Become who you are by learning who you are
PINDAR – Greek Poet
Pindar wrote this more than 2600 years ago yet it is applicable, more so now than ever before. Sadly, some people never become who they are because they don’t believe in themselves. They will happily believe everyone else and doubt their own stirrings and desires.
We look at others who we label “successful” as having been born into that success – a product of being in the ‘right family’ with the ‘right connections’. We look at the talents that seem natural, in athletes, business owners and the stars of the entertainment industry and think that we could never be like any of them because we are talent-less. The parts of these superstar lives that we see lead us to believe that this kind of success is elusive.

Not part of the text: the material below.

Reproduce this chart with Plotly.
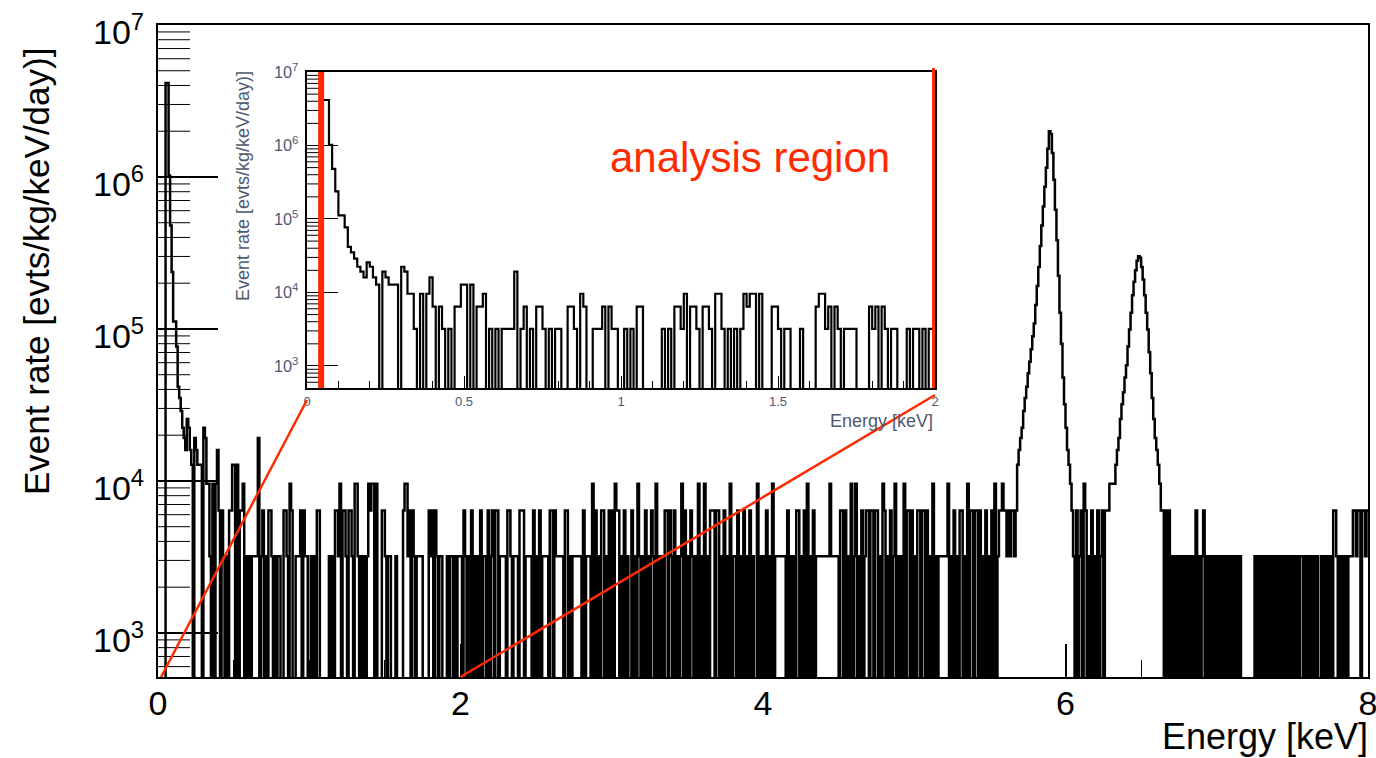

Yet we ignore our brain – the latent power that each and everyone of us has been blessed with. Yes it is underused in many cases, but it is as Robert Greene describes, the work of six million years of development and was designed to lead us to self-mastery!
It is time to Make you Great again and that starts with learning to trust you!
Take of your mask, and stop conforming to the direction of other people who know less about you than you do.
One way to start tapping into this magnificent power is to take a blank sheet of paper. At the top, write a goal that is significant to you. Under that, write out a list off ideas about how you can meet that goal.
I got this idea from Earl Nightingale in “Lead the Field”.
He said to do this for one hour a day, five days a week, every week. That would be 260 hours a year thinking about how to do what we want to do. The objective of the exercise is to write twenty possible activities that can fill the day helping us meet our goals. He said to write even the absurd ones.
Besides the obvious benefit of brainstorming and discovering some ideas that we may not have thought about otherwise, this practice embeds our goal into our subconscious mind and gradually this makes room for us to hear the voice and feel the force within us that is propelling us to become what we were fated to become.
This practice is not an easy one which is why most of us lean towards getting information and seeking advice from people, many of whom, aren’t qualified to give it.
I know because guess who is guilty of this?
However, as I enter my sixtieth year I realize that I need to take everything I’ve learnt and add my special sauce. I need to develop my own proprietary way of applying my expertise, and you should too!
The only way to do that is to make the exercise described above, a habit. You will begin to gain clarity and see how everything you do in your expertise-based business fits together. The world needs you. Bring your own style and individuality into play and use it to your advantage!